Du côté du journal Libération, l'historienne Mathilde Larrère revient sur ces avancées sociales et tient à nuancer ces louanges. "Concernant les droits des femmes, je ne suis pas sûre que l'on puisse dire que c'est son action : il a nommé des femmes qui ont mené ces actions. Il faut aussi inscrire ces réformes dans le contexte de la mobilisation massive des féministes en France", explique l'autrice de Rage against the machisme.
Mathilde Larrère tient aussi à rappeler que l'action présidentielle prend place dans un contexte progressiste, une forme "d'air du temps" plus global - trois années après la victoire de Giscard sera d'ailleurs officialisée la journée des droits des femmes. Moralité ? Il faudrait donc rendre aux militantes féministes ce qui leur appartient, résultats de leurs longues luttes. Et surtout, ne jamais oublier que la politique est bien souvent affaire d'opportunisme.

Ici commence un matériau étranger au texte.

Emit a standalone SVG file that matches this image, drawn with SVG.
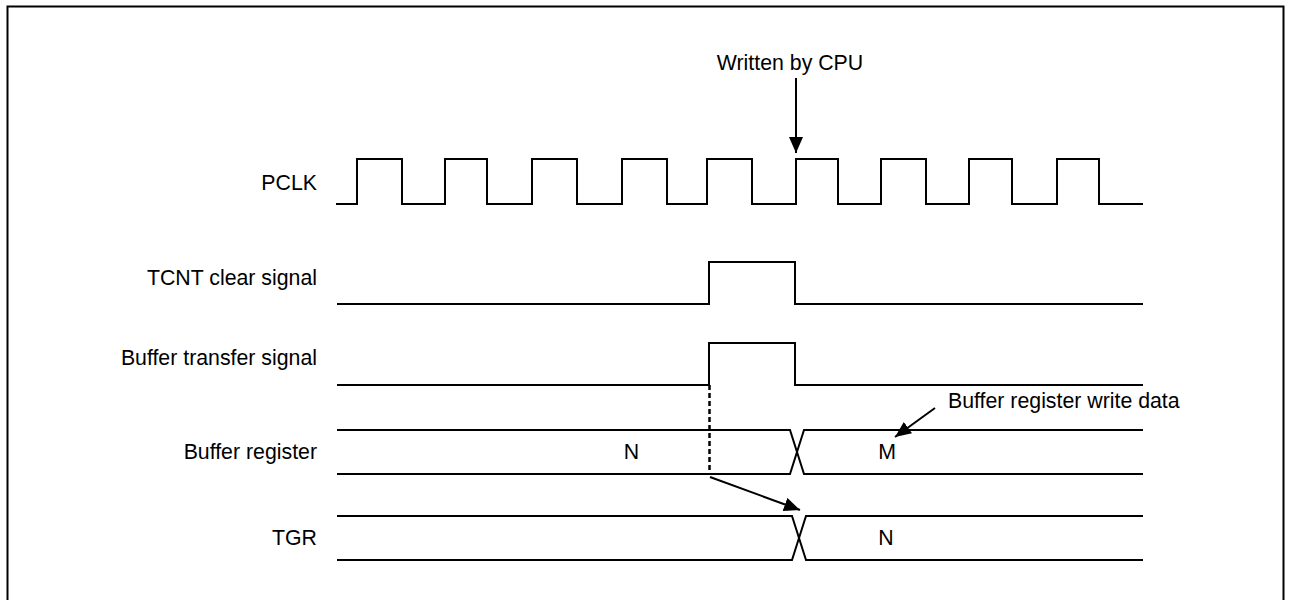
<svg xmlns="http://www.w3.org/2000/svg" width="1290" height="600" viewBox="0 0 1290 600">
<style>
.sig{fill:none;stroke:#000;stroke-width:2;stroke-linejoin:miter}
.lbl{font-family:"Liberation Sans",Arial,sans-serif;font-size:21.3px;fill:#000}
.r{text-anchor:end}
.c{text-anchor:middle}
.arr{fill:none;stroke:#000;stroke-width:2}
</style>
<defs>
<marker id="ah" markerWidth="16" markerHeight="14" refX="16" refY="7" orient="auto" markerUnits="userSpaceOnUse">
<path d="M0,0 L16,7 L0,14 Z" fill="#000"/>
</marker>
</defs>
<rect x="7.5" y="6.5" width="1276" height="620" fill="none" stroke="#000" stroke-width="2"/>
<g id="pclk">
<text class="lbl r" x="317" y="190">PCLK</text>
<path class="sig" d="M336,204 H357 V159 H402 V204 H445 V159 H487 V204 H532 V159 H577 V204 H622 V159 H667 V204 H707 V159 H752 V204 H796 V159 H838 V204 H881 V159 H926 V204 H969 V159 H1012 V204 H1057 V159 H1099 V204 H1143"/>
</g>
<g id="tcnt">
<text class="lbl r" x="317" y="285">TCNT clear signal</text>
<path class="sig" d="M337,304 H709 V262 H795 V304 H1143"/>
</g>
<g id="buftransfer">
<text class="lbl r" x="317" y="365">Buffer transfer signal</text>
<path class="sig" d="M337,385 H709 V343 H795 V385 H1143"/>
</g>
<g id="bufreg">
<text class="lbl r" x="317" y="459">Buffer register</text>
<path class="sig" d="M337,430 H790 L804,474 H1143 M337,474 H790 L804,430 H1143"/>
<text class="lbl c" x="631.5" y="459">N</text>
<text class="lbl c" x="887" y="459">M</text>
</g>
<g id="tgr">
<text class="lbl r" x="317" y="545">TGR</text>
<path class="sig" d="M337,516 H792 L806,560 H1143 M337,560 H792 L806,516 H1143"/>
<text class="lbl c" x="886" y="545">N</text>
</g>
<g id="annot-cpu">
<text class="lbl c" x="790" y="70">Written by CPU</text>
</g>
<g id="annot-write">
<text class="lbl" x="948" y="408">Buffer register write data</text>
</g>
<g id="connectors">
<line class="arr" x1="796" y1="78" x2="796" y2="153" marker-end="url(#ah)"/>
<line class="arr" x1="935" y1="408" x2="895" y2="437" marker-end="url(#ah)"/>
<line x1="709.5" y1="385" x2="709.5" y2="475" stroke="#000" stroke-width="2.5" stroke-dasharray="5,3"/>
<line class="arr" x1="710" y1="477" x2="800" y2="510" marker-end="url(#ah)"/>
</g>
</svg>
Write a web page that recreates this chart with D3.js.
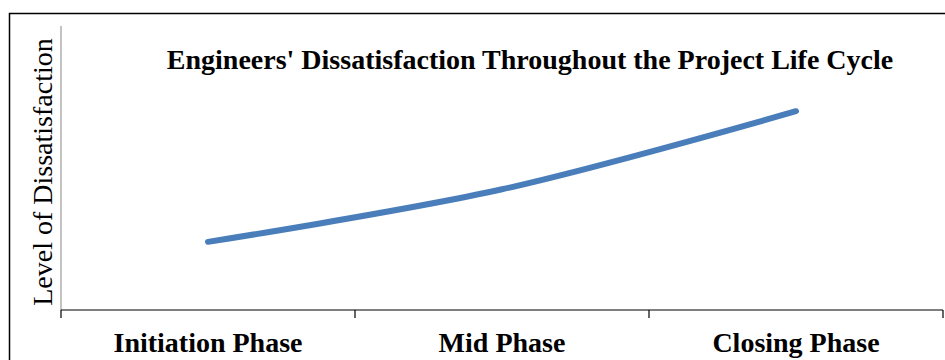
<!DOCTYPE html>
<html>
<head>
<meta charset="utf-8">
<script src="https://cdn.jsdelivr.net/npm/d3@7"></script>
<style>
  html, body { margin: 0; padding: 0; background: #fff; }
  svg { display: block; }
</style>
</head>
<body>
<svg id="chart" width="945" height="360"></svg>
<script>
// Project phases along the x axis and the dissatisfaction level at each
const phases = ["Initiation Phase", "Mid Phase", "Closing Phase"];
const dissatisfaction = [2.4, 4.25, 7.0];
const yDomain = [0, 10];

const titleText = "Engineers' Dissatisfaction Throughout the Project Life Cycle";
const yAxisLabel = "Level of Dissatisfaction";

const svg = d3.select("#chart");
const W = 945, H = 360;
const plot = { left: 61, right: 943, top: 26, bottom: 310 };
const serif = "'Liberation Serif', 'Times New Roman', serif";

// Outer chart frame
svg.append("rect")
  .attr("x", 9.5).attr("y", 13.5)
  .attr("width", W + 20).attr("height", H + 20)
  .attr("fill", "#fff").attr("stroke", "#000").attr("stroke-width", 1.5);

const x = d3.scaleBand().domain(phases).range([plot.left, plot.right]).padding(0);
const y = d3.scaleLinear().domain(yDomain).range([plot.bottom, plot.top]);

// Vertical axis (no ticks)
svg.append("line")
  .attr("x1", plot.left).attr("x2", plot.left)
  .attr("y1", plot.top).attr("y2", plot.bottom)
  .attr("stroke", "#868686").attr("stroke-width", 1);

// Category axis with tick marks at band boundaries
const xAxis = svg.append("g").attr("transform", `translate(0,${plot.bottom})`);
xAxis.append("line")
  .attr("x1", plot.left).attr("x2", plot.right)
  .attr("stroke", "#000").attr("stroke-width", 1.2);
const boundaries = phases.map(p => x(p)).concat([x(phases[phases.length - 1]) + x.bandwidth()]);
xAxis.selectAll("line.tick")
  .data(boundaries)
  .join("line")
  .attr("class", "tick")
  .attr("x1", d => d).attr("x2", d => d)
  .attr("y1", 0).attr("y2", 8)
  .attr("stroke", "#000").attr("stroke-width", 1.2);
xAxis.selectAll("text")
  .data(phases)
  .join("text")
  .attr("x", d => x(d) + x.bandwidth() / 2)
  .attr("y", 42)
  .attr("text-anchor", "middle")
  .attr("font-family", serif)
  .attr("font-weight", "bold")
  .attr("font-size", 28)
  .attr("fill", "#000")
  .text(d => d);

// Axis title
svg.append("text")
  .attr("transform", `translate(52,${(plot.top + plot.bottom) / 2 + 4}) rotate(-90)`)
  .attr("text-anchor", "middle")
  .attr("font-family", serif)
  .attr("font-size", 28)
  .attr("fill", "#000")
  .text(yAxisLabel);

// Chart title
svg.append("text")
  .attr("x", 530).attr("y", 69)
  .attr("text-anchor", "middle")
  .attr("font-family", serif)
  .attr("font-weight", "bold")
  .attr("font-size", 28)
  .attr("fill", "#000")
  .text(titleText);

// Smoothed dissatisfaction line
const line = d3.line()
  .x((d, i) => x(phases[i]) + x.bandwidth() / 2)
  .y(d => y(d))
  .curve(d3.curveCatmullRom.alpha(0.5));

svg.append("path")
  .datum(dissatisfaction)
  .attr("d", line)
  .attr("fill", "none")
  .attr("stroke", "#4a7ebb")
  .attr("stroke-width", 6)
  .attr("stroke-linecap", "round")
  .attr("stroke-linejoin", "round");
</script>
</body>
</html>
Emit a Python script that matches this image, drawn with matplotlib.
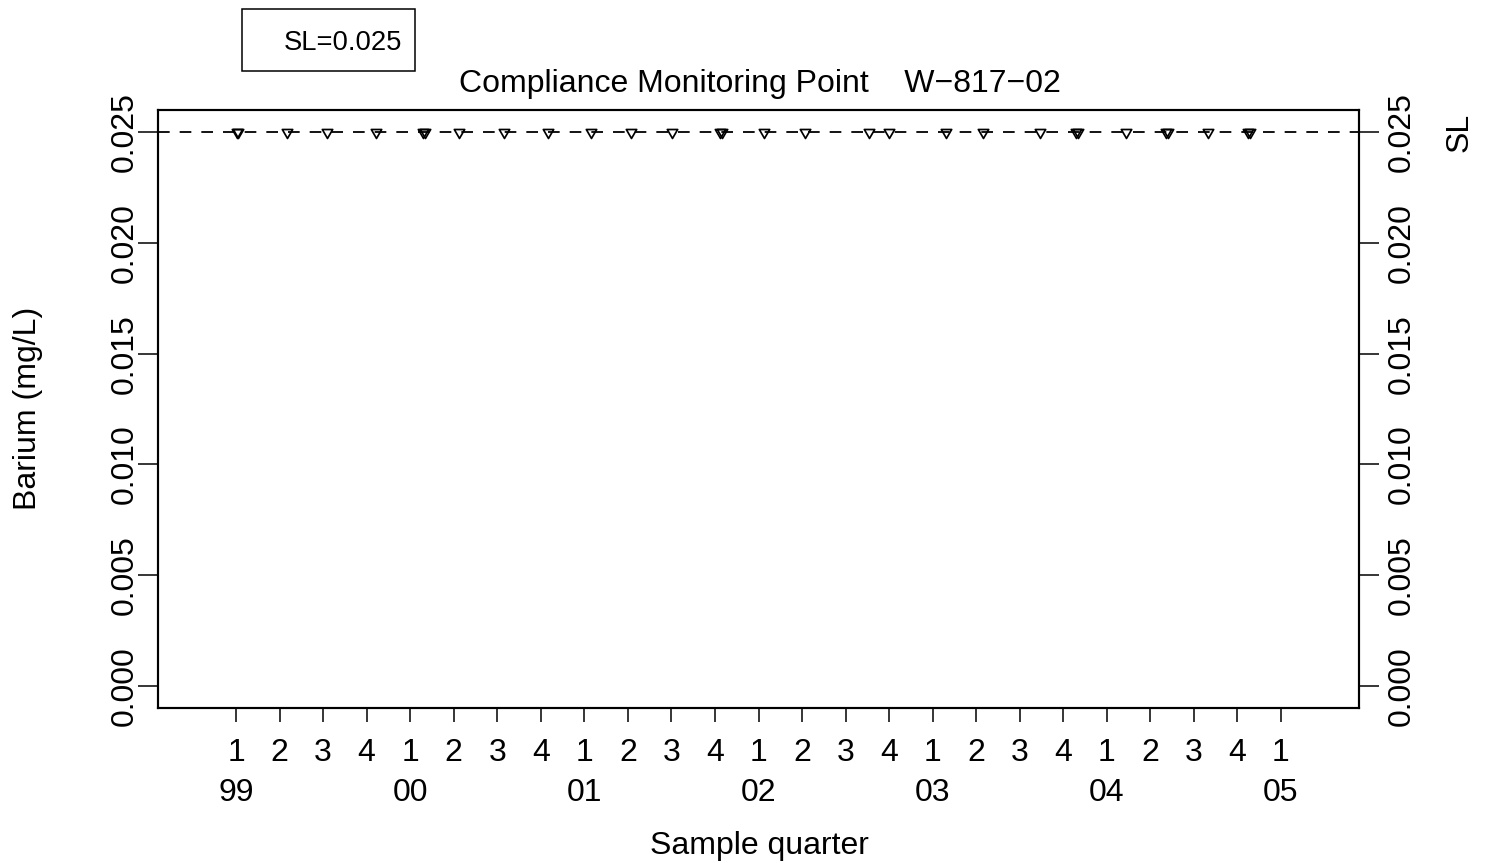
import matplotlib
matplotlib.use("Agg")
import matplotlib.pyplot as plt
import matplotlib.transforms as mtransforms
from matplotlib.path import Path
from matplotlib.patches import Rectangle

plt.rcParams['font.family'] = ['Liberation Sans', 'DejaVu Sans']
plt.rcParams['lines.scale_dashes'] = False

# ---------------- data ----------------
# sampling dates (decimal years), several dates are repeated samples
sample_times = [1999.003, 1999.011, 1999.293, 1999.522, 1999.804,
                2000.075, 2000.083, 2000.280, 2000.539, 2000.791,
                2001.038, 2001.268, 2001.503, 2001.781, 2001.789,
                2002.032, 2002.267, 2002.634, 2002.749, 2003.077,
                2003.289, 2003.616, 2003.825, 2003.833, 2004.110,
                2004.341, 2004.349, 2004.581, 2004.812, 2004.820]
barium_mgL = [0.025, 0.025, 0.025, 0.025, 0.025,
              0.025, 0.025, 0.025, 0.025, 0.025,
              0.025, 0.025, 0.025, 0.025, 0.025,
              0.025, 0.025, 0.025, 0.025, 0.025,
              0.025, 0.025, 0.025, 0.025, 0.025,
              0.025, 0.025, 0.025, 0.025, 0.025]
standard_limit = 0.025
years = [1999, 2000, 2001, 2002, 2003, 2004, 2005]
year_labels = ['99', '00', '01', '02', '03', '04', '05']
quarter_labels = ['1', '2', '3', '4']
y_ticks = [0.000, 0.005, 0.010, 0.015, 0.020, 0.025]
y_tick_labels = ['0.000', '0.005', '0.010', '0.015', '0.020', '0.025']
title = 'Compliance Monitoring Point    W\u2212817\u221202'

FS = 23
# ---------------- layout ----------------
W, H = 1486, 863
def fx(px): return px / W
def fy(py): return 1 - py / H

fig = plt.figure(figsize=(W / 100, H / 100), dpi=100)
L, R, T, B = 157.7, 1359.3, 110, 708
ax = fig.add_axes([fx(L), fy(B), (R - L) / W, (B - T) / H])
ax.set_xlim(1998.55, 2005.45)
ax.set_ylim(-0.001, 0.026)
for s in ax.spines.values():
    s.set_linewidth(1.5)

# quarter ticks
qpos, qlab = [], []
for y in years:
    for qi, q in enumerate(quarter_labels):
        p = y + qi / 4
        if p <= years[-1]:
            qpos.append(p)
            qlab.append(q)
ax.set_xticks(qpos)
ax.set_xticklabels(qlab)
ax.tick_params(axis='x', length=10.1, width=1.1, labelsize=FS, pad=28.1)
for lab in ax.get_xticklabels():
    lab.set_va('baseline')

# year labels below quarter digits
btr = mtransforms.blended_transform_factory(ax.transData, fig.transFigure)
for y, yl in zip(years, year_labels):
    ax.text(y, fy(801), yl, transform=btr, ha='center', va='baseline',
            fontsize=FS, clip_on=False)

# left y axis
ax.set_yticks(y_ticks)
ax.set_yticklabels(y_tick_labels)
ax.tick_params(axis='y', length=14.4, width=1.1, labelsize=FS, pad=3.6)
for lab in ax.get_yticklabels():
    lab.set_rotation(90)
    lab.set_rotation_mode('anchor')
    lab.set_ha('center')
    lab.set_va('baseline')

# right y axis
ax2 = ax.twinx()
ax2.set_ylim(ax.get_ylim())
ax2.set_yticks(y_ticks)
ax2.set_yticklabels(y_tick_labels)
ax2.tick_params(axis='y', length=14.4, width=1.1, labelsize=FS, pad=21.6)
for s in ax2.spines.values():
    s.set_linewidth(1.5)
for lab in ax2.get_yticklabels():
    lab.set_rotation(90)
    lab.set_rotation_mode('anchor')
    lab.set_ha('center')
    lab.set_va('baseline')

# standard limit line
ax.axhline(standard_limit, color='black', lw=1.3, dashes=(8.4, 7.2))

# data markers (open down triangles, R pch=6 geometry)
tri = Path([(-0.866, 0.5), (0.866, 0.5), (0.0, -1.0), (-0.866, 0.5)],
           [Path.MOVETO, Path.LINETO, Path.LINETO, Path.CLOSEPOLY])
ax.plot(sample_times, barium_mgL, linestyle='none', marker=tri,
        markersize=8.6, markerfacecolor='none', markeredgecolor='black',
        markeredgewidth=1.25, zorder=3)

# texts
fig.text(fx(759.5), fy(92), title, ha='center', va='baseline', fontsize=FS)
fig.text(fx(759.5), fy(853.5), 'Sample quarter', ha='center', va='baseline',
         fontsize=FS)
fig.text(fx(35.6), fy(408), 'Barium (mg/L)', rotation=90,
         rotation_mode='anchor', ha='center', va='baseline', fontsize=FS)
str_ = mtransforms.blended_transform_factory(fig.transFigure, ax.transData)
ax.text(fx(1468), standard_limit, 'SL', transform=str_, rotation=90,
        rotation_mode='anchor', ha='center', va='baseline', fontsize=FS,
        clip_on=False)

# legend box
fig.patches.append(Rectangle((fx(242.3), fy(70.7)), (415 - 242.3) / W,
                             (70.7 - 9.3) / H, transform=fig.transFigure,
                             fill=False, lw=1.1, ec='black'))
fig.text(fx(402.5), fy(50), 'SL=0.025', ha='right', va='baseline',
         fontsize=19.7)

fig.savefig('out.png', dpi=100)
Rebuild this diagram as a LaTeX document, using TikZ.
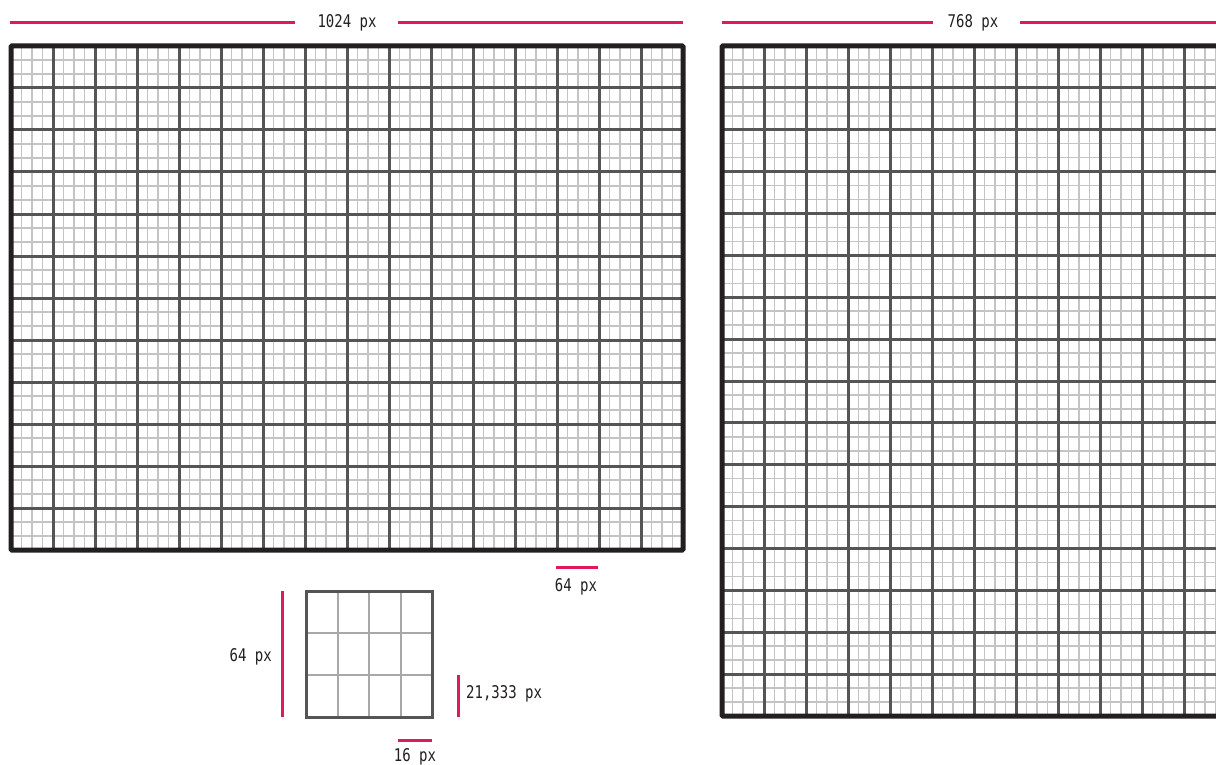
\documentclass[tikz,border=0pt]{standalone}
\usepackage{fontspec}
\newfontfamily\labelfont[FakeStretch=0.8]{DejaVu Sans Mono}
\definecolor{bordercol}{HTML}{231F20}
\definecolor{majorcol}{HTML}{555555}
\definecolor{minorcol}{HTML}{C4C4C4}
\definecolor{detailminor}{HTML}{A8A8A8}
\definecolor{dimred}{HTML}{E0195C}
\tikzset{
  minorline/.style={draw=minorcol, line width=1.5pt},
  majorline/.style={draw=majorcol, line width=3pt},
  borderline/.style={draw=bordercol, line width=5pt, rounded corners=1pt},
  dimline/.style={draw=dimred, line width=3pt},
  dimlabel/.style={font=\labelfont\fontsize{17.5}{19}\selectfont, text=bordercol, inner sep=0pt},
}
\begin{document}
\begin{tikzpicture}[x=1pt,y=-1pt]
\useasboundingbox (0,0) rectangle (1216,765);
\begin{scope}
\clip (0,0) rectangle (1216,765);
% ---------- left grid (1024 x 768) ----------
\foreach \k in {1,...,63} \draw[minorline] (11+10.5*\k,46) -- (11+10.5*\k,550);
\foreach \k in {1,...,35} \draw[minorline] (11,46+14*\k) -- (683,46+14*\k);
\foreach \i in {1,...,15} \draw[majorline] (11+42*\i,46) -- (11+42*\i,550);
\foreach \j in {1,...,11} \draw[majorline] (11,46+42*\j) -- (683,46+42*\j);
\draw[borderline] (11,46) rectangle (683,550);
% ---------- right grid (768 x 1024) ----------
\foreach \k in {1,...,47} \draw[minorline] (722+10.5*\k,46) -- (722+10.5*\k,716);
\foreach \k in {1,...,47} \draw[minorline] (722,46+13.9583*\k) -- (1226,46+13.9583*\k);
\foreach \i in {1,...,11} \draw[majorline] (722+42*\i,46) -- (722+42*\i,716);
\foreach \j in {1,...,15} \draw[majorline] (722,46+41.875*\j) -- (1226,46+41.875*\j);
\draw[borderline] (722,46) rectangle (1226,716);
\end{scope}
% ---------- detail cell ----------
\foreach \k in {1,2,3} \draw[draw=detailminor, line width=2pt] (306+31.5*\k,591) -- (306+31.5*\k,717);
\foreach \k in {1,2} \draw[draw=detailminor, line width=2pt] (306,591+42*\k) -- (432,591+42*\k);
\draw[draw=majorcol, line width=3pt] (306,591) rectangle (432,717);
% ---------- dimension labels ----------
\node[dimlabel] (w1) at (347,23) {1024 px};
\coordinate (w1a) at (10,23); \coordinate (w1b) at (295,23);
\coordinate (w1c) at (398,23); \coordinate (w1d) at (683,23);
\draw[dimline] (w1a) -- (w1b);
\draw[dimline] (w1c) -- (w1d);

\node[dimlabel] (w2) at (973,23) {768 px};
\coordinate (w2a) at (722,23); \coordinate (w2b) at (933,23);
\coordinate (w2c) at (1020,23); \coordinate (w2d) at (1216,23);
\draw[dimline] (w2a) -- (w2b);
\draw[dimline] (w2c) -- (w2d);

\node[dimlabel] (m64) at (576,587) {64 px};
\coordinate (m64a) at (556,567); \coordinate (m64b) at (598,567);
\draw[dimline] (m64a) -- (m64b);

\node[dimlabel, anchor=east] (c64) at (272,657) {64 px};
\coordinate (c64a) at (282,591); \coordinate (c64b) at (282,717);
\draw[dimline] (c64a) -- (c64b);

\node[dimlabel, anchor=west] (c21) at (466,694) {21,333 px};
\coordinate (c21a) at (458,675); \coordinate (c21b) at (458,717);
\draw[dimline] (c21a) -- (c21b);

\node[dimlabel] (c16) at (415,757) {16 px};
\coordinate (c16a) at (398,740); \coordinate (c16b) at (432,740);
\draw[dimline] (c16a) -- (c16b);
\end{tikzpicture}
\end{document}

"Dans un entretien au magazine 'Marie-Claire', une journaliste lui demande : 'Etes-vous féministe ?' et Giscard répond : 'On le dit'. Un peu comme au rugby, il a su récupérer le ballon, et marquer l'essai. De plus, on ne le sentait pas non plus absolument convaincu par l'IVG comme droit des femmes à disposer de leurs corps", poursuit à ce sujet Mathilde Larrère dans les pages de Libé. Une certaine "Histoire de France" à relativiser, donc.